En 1932, le coup de grâce est porté à l'instrument déjà fort délabré, par BOSSIER qui le dénature un peu plus. Malgré l'entretien épisodique de Philippe HARTMANN l'orgue parvient jusqu'à nous dans un état proche de la ruine, sans pour autant cesser son service, assuré avec constance par Louis JANOD.
En 1985, grâce à Michel ROGER et à l'expertise de Michel CHAPUIS qui obtient l'inscription de l'instrument à l'inventaire des Monuments Historiques, la restauration est confiée à Bernard AUBERTIN, facteur d'orgues à Courtefontaine, qui, après démontage et au prix d'un travail absolument exemplaire de compétence, de goût et d'humilité devant l'oeuvre de ses prédécesseurs, retrouve l'instrument de 1725, heureuse synthèse du travail de CAROUGE et de HERVILLE.

L'orgue d'Orgelet offre aujourd'hui un témoignage précieux de la facture ancienne, avec l'un des rares pleins-jeux du début du XVII ème siècle.
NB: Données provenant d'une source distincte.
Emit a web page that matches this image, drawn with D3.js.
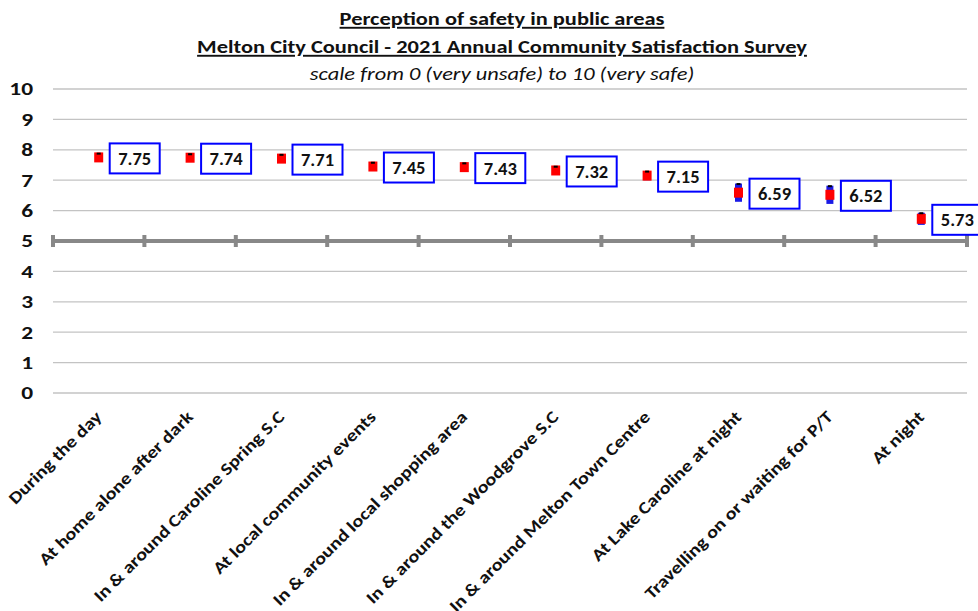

Ces sonorités poétiques et raffinées, alliées au tempérament ancien, dans l'acoustique exceptionnelle de l'église Notre Dame, conviennent tout particulièrement à l'interprétation du vaste répertoire pré-baroque et baroque européen, ainsi qu'à l'improvisation.
Avec l'orgue de Pesmes en Haute Saône, il est le plus ancien instrument de Franche Comté, et l'un des quelques rares instruments du XVII ème siècle en France. A ce titre il est l'un des joyaux de la ville d'Orgelet et sa réputation dépasse les frontières puisqu'il reçoit la visite régulière d'organistes et de facteurs du monde entier.